Data lines -
■ ■ ■ ■ ■

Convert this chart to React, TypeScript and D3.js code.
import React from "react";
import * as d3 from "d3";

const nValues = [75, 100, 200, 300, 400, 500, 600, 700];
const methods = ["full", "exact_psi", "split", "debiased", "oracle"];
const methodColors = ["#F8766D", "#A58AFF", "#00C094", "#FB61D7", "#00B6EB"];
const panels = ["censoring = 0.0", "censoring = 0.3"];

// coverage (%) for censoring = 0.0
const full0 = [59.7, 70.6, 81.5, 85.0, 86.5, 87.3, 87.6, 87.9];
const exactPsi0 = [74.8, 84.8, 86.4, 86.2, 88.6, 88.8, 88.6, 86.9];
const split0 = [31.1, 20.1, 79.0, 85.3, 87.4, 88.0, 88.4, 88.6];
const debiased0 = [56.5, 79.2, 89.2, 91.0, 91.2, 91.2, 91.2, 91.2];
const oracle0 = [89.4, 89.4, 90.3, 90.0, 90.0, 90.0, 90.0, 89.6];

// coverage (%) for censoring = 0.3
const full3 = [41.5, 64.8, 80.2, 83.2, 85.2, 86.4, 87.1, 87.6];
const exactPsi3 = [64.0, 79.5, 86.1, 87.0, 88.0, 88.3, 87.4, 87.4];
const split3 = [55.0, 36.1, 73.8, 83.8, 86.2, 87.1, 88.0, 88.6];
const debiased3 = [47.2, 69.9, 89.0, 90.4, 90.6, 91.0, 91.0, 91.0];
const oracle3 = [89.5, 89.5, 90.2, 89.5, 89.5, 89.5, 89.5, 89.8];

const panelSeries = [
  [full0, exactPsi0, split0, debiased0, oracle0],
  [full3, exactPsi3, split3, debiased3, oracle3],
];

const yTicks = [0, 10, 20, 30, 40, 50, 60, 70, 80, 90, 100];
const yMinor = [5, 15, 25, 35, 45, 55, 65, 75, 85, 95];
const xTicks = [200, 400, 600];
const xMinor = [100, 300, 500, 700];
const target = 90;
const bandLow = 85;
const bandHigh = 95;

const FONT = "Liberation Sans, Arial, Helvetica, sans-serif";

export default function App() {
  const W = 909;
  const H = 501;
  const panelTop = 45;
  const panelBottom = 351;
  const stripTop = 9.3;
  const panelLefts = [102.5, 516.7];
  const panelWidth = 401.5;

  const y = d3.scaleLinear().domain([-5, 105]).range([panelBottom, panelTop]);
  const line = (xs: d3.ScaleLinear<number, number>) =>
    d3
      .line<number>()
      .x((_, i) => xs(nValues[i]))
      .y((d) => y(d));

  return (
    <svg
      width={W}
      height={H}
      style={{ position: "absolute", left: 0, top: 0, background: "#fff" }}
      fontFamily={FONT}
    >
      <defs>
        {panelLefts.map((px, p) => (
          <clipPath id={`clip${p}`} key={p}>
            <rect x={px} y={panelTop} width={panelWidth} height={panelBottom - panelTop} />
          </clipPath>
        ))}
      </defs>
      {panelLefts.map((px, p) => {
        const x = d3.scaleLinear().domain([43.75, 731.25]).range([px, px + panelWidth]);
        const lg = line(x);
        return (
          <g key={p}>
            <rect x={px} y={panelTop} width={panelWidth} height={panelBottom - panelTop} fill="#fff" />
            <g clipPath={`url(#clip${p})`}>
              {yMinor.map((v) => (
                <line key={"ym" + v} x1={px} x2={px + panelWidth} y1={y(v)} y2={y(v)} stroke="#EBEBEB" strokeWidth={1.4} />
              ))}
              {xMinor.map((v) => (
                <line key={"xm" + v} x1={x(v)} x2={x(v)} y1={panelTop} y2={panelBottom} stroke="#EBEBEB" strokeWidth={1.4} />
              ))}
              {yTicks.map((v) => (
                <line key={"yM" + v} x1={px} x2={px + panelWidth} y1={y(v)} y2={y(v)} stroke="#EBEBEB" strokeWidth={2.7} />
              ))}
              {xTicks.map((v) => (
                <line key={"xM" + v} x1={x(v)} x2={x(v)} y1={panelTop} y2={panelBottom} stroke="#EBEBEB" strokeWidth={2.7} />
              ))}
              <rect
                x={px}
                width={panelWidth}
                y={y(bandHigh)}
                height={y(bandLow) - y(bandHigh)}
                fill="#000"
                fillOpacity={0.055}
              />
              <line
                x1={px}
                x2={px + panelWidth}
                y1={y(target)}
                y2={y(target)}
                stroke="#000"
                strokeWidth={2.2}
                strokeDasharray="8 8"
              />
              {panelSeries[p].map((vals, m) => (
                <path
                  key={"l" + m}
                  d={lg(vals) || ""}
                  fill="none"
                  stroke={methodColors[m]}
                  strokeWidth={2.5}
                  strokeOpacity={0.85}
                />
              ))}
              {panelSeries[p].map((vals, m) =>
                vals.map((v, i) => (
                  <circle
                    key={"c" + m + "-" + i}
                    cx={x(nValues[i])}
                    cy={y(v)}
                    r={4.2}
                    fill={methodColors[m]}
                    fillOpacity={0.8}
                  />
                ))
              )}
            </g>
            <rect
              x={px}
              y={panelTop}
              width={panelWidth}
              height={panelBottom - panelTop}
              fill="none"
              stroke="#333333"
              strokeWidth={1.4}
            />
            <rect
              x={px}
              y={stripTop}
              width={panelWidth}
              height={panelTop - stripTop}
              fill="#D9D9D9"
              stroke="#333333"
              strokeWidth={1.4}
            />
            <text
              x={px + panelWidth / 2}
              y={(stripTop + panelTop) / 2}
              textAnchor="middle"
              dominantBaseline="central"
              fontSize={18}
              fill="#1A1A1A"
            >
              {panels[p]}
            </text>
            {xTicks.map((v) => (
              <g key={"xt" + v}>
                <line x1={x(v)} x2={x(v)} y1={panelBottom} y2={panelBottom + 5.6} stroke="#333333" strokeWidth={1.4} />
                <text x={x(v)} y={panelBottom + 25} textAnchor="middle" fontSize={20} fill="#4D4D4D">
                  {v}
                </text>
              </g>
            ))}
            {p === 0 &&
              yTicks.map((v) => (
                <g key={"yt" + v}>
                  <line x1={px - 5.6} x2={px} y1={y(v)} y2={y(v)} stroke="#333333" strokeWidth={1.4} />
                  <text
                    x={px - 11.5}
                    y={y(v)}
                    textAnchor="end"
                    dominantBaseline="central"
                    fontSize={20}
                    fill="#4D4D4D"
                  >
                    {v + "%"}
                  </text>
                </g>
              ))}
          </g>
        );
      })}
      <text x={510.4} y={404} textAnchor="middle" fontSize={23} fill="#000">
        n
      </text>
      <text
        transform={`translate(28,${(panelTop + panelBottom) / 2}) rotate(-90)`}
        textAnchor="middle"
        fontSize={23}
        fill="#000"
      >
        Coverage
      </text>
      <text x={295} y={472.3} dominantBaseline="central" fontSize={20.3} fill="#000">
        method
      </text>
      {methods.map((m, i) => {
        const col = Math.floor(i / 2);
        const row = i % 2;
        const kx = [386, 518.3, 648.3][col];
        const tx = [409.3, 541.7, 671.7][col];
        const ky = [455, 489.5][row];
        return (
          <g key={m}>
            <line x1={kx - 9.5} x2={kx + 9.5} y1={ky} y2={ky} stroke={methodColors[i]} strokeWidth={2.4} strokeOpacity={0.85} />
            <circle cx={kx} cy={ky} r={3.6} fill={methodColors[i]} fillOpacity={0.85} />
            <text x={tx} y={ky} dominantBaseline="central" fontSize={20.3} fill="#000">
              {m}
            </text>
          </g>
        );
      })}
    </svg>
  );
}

■ ■ ■ ■ ■

Requirements -
Repeat the material above in full, quoting it exactly.

Written response -
Convert this chart to React, TypeScript and D3.js code.
import React from "react";
import * as d3 from "d3";

const nValues = [75, 100, 200, 300, 400, 500, 600, 700];
const methods = ["full", "exact_psi", "split", "debiased", "oracle"];
const methodColors = ["#F8766D", "#A58AFF", "#00C094", "#FB61D7", "#00B6EB"];
const panels = ["censoring = 0.0", "censoring = 0.3"];

// coverage (%) for censoring = 0.0
const full0 = [59.7, 70.6, 81.5, 85.0, 86.5, 87.3, 87.6, 87.9];
const exactPsi0 = [74.8, 84.8, 86.4, 86.2, 88.6, 88.8, 88.6, 86.9];
const split0 = [31.1, 20.1, 79.0, 85.3, 87.4, 88.0, 88.4, 88.6];
const debiased0 = [56.5, 79.2, 89.2, 91.0, 91.2, 91.2, 91.2, 91.2];
const oracle0 = [89.4, 89.4, 90.3, 90.0, 90.0, 90.0, 90.0, 89.6];

// coverage (%) for censoring = 0.3
const full3 = [41.5, 64.8, 80.2, 83.2, 85.2, 86.4, 87.1, 87.6];
const exactPsi3 = [64.0, 79.5, 86.1, 87.0, 88.0, 88.3, 87.4, 87.4];
const split3 = [55.0, 36.1, 73.8, 83.8, 86.2, 87.1, 88.0, 88.6];
const debiased3 = [47.2, 69.9, 89.0, 90.4, 90.6, 91.0, 91.0, 91.0];
const oracle3 = [89.5, 89.5, 90.2, 89.5, 89.5, 89.5, 89.5, 89.8];

const panelSeries = [
  [full0, exactPsi0, split0, debiased0, oracle0],
  [full3, exactPsi3, split3, debiased3, oracle3],
];

const yTicks = [0, 10, 20, 30, 40, 50, 60, 70, 80, 90, 100];
const yMinor = [5, 15, 25, 35, 45, 55, 65, 75, 85, 95];
const xTicks = [200, 400, 600];
const xMinor = [100, 300, 500, 700];
const target = 90;
const bandLow = 85;
const bandHigh = 95;

const FONT = "Liberation Sans, Arial, Helvetica, sans-serif";

export default function App() {
  const W = 909;
  const H = 501;
  const panelTop = 45;
  const panelBottom = 351;
  const stripTop = 9.3;
  const panelLefts = [102.5, 516.7];
  const panelWidth = 401.5;

  const y = d3.scaleLinear().domain([-5, 105]).range([panelBottom, panelTop]);
  const line = (xs: d3.ScaleLinear<number, number>) =>
    d3
      .line<number>()
      .x((_, i) => xs(nValues[i]))
      .y((d) => y(d));

  return (
    <svg
      width={W}
      height={H}
      style={{ position: "absolute", left: 0, top: 0, background: "#fff" }}
      fontFamily={FONT}
    >
      <defs>
        {panelLefts.map((px, p) => (
          <clipPath id={`clip${p}`} key={p}>
            <rect x={px} y={panelTop} width={panelWidth} height={panelBottom - panelTop} />
          </clipPath>
        ))}
      </defs>
      {panelLefts.map((px, p) => {
        const x = d3.scaleLinear().domain([43.75, 731.25]).range([px, px + panelWidth]);
        const lg = line(x);
        return (
          <g key={p}>
            <rect x={px} y={panelTop} width={panelWidth} height={panelBottom - panelTop} fill="#fff" />
            <g clipPath={`url(#clip${p})`}>
              {yMinor.map((v) => (
                <line key={"ym" + v} x1={px} x2={px + panelWidth} y1={y(v)} y2={y(v)} stroke="#EBEBEB" strokeWidth={1.4} />
              ))}
              {xMinor.map((v) => (
                <line key={"xm" + v} x1={x(v)} x2={x(v)} y1={panelTop} y2={panelBottom} stroke="#EBEBEB" strokeWidth={1.4} />
              ))}
              {yTicks.map((v) => (
                <line key={"yM" + v} x1={px} x2={px + panelWidth} y1={y(v)} y2={y(v)} stroke="#EBEBEB" strokeWidth={2.7} />
              ))}
              {xTicks.map((v) => (
                <line key={"xM" + v} x1={x(v)} x2={x(v)} y1={panelTop} y2={panelBottom} stroke="#EBEBEB" strokeWidth={2.7} />
              ))}
              <rect
                x={px}
                width={panelWidth}
                y={y(bandHigh)}
                height={y(bandLow) - y(bandHigh)}
                fill="#000"
                fillOpacity={0.055}
              />
              <line
                x1={px}
                x2={px + panelWidth}
                y1={y(target)}
                y2={y(target)}
                stroke="#000"
                strokeWidth={2.2}
                strokeDasharray="8 8"
              />
              {panelSeries[p].map((vals, m) => (
                <path
                  key={"l" + m}
                  d={lg(vals) || ""}
                  fill="none"
                  stroke={methodColors[m]}
                  strokeWidth={2.5}
                  strokeOpacity={0.85}
                />
              ))}
              {panelSeries[p].map((vals, m) =>
                vals.map((v, i) => (
                  <circle
                    key={"c" + m + "-" + i}
                    cx={x(nValues[i])}
                    cy={y(v)}
                    r={4.2}
                    fill={methodColors[m]}
                    fillOpacity={0.8}
                  />
                ))
              )}
            </g>
            <rect
              x={px}
              y={panelTop}
              width={panelWidth}
              height={panelBottom - panelTop}
              fill="none"
              stroke="#333333"
              strokeWidth={1.4}
            />
            <rect
              x={px}
              y={stripTop}
              width={panelWidth}
              height={panelTop - stripTop}
              fill="#D9D9D9"
              stroke="#333333"
              strokeWidth={1.4}
            />
            <text
              x={px + panelWidth / 2}
              y={(stripTop + panelTop) / 2}
              textAnchor="middle"
              dominantBaseline="central"
              fontSize={18}
              fill="#1A1A1A"
            >
              {panels[p]}
            </text>
            {xTicks.map((v) => (
              <g key={"xt" + v}>
                <line x1={x(v)} x2={x(v)} y1={panelBottom} y2={panelBottom + 5.6} stroke="#333333" strokeWidth={1.4} />
                <text x={x(v)} y={panelBottom + 25} textAnchor="middle" fontSize={20} fill="#4D4D4D">
                  {v}
                </text>
              </g>
            ))}
            {p === 0 &&
              yTicks.map((v) => (
                <g key={"yt" + v}>
                  <line x1={px - 5.6} x2={px} y1={y(v)} y2={y(v)} stroke="#333333" strokeWidth={1.4} />
                  <text
                    x={px - 11.5}
                    y={y(v)}
                    textAnchor="end"
                    dominantBaseline="central"
                    fontSize={20}
                    fill="#4D4D4D"
                  >
                    {v + "%"}
                  </text>
                </g>
              ))}
          </g>
        );
      })}
      <text x={510.4} y={404} textAnchor="middle" fontSize={23} fill="#000">
        n
      </text>
      <text
        transform={`translate(28,${(panelTop + panelBottom) / 2}) rotate(-90)`}
        textAnchor="middle"
        fontSize={23}
        fill="#000"
      >
        Coverage
      </text>
      <text x={295} y={472.3} dominantBaseline="central" fontSize={20.3} fill="#000">
        method
      </text>
      {methods.map((m, i) => {
        const col = Math.floor(i / 2);
        const row = i % 2;
        const kx = [386, 518.3, 648.3][col];
        const tx = [409.3, 541.7, 671.7][col];
        const ky = [455, 489.5][row];
        return (
          <g key={m}>
            <line x1={kx - 9.5} x2={kx + 9.5} y1={ky} y2={ky} stroke={methodColors[i]} strokeWidth={2.4} strokeOpacity={0.85} />
            <circle cx={kx} cy={ky} r={3.6} fill={methodColors[i]} fillOpacity={0.85} />
            <text x={tx} y={ky} dominantBaseline="central" fontSize={20.3} fill="#000">
              {m}
            </text>
          </g>
        );
      })}
    </svg>
  );
}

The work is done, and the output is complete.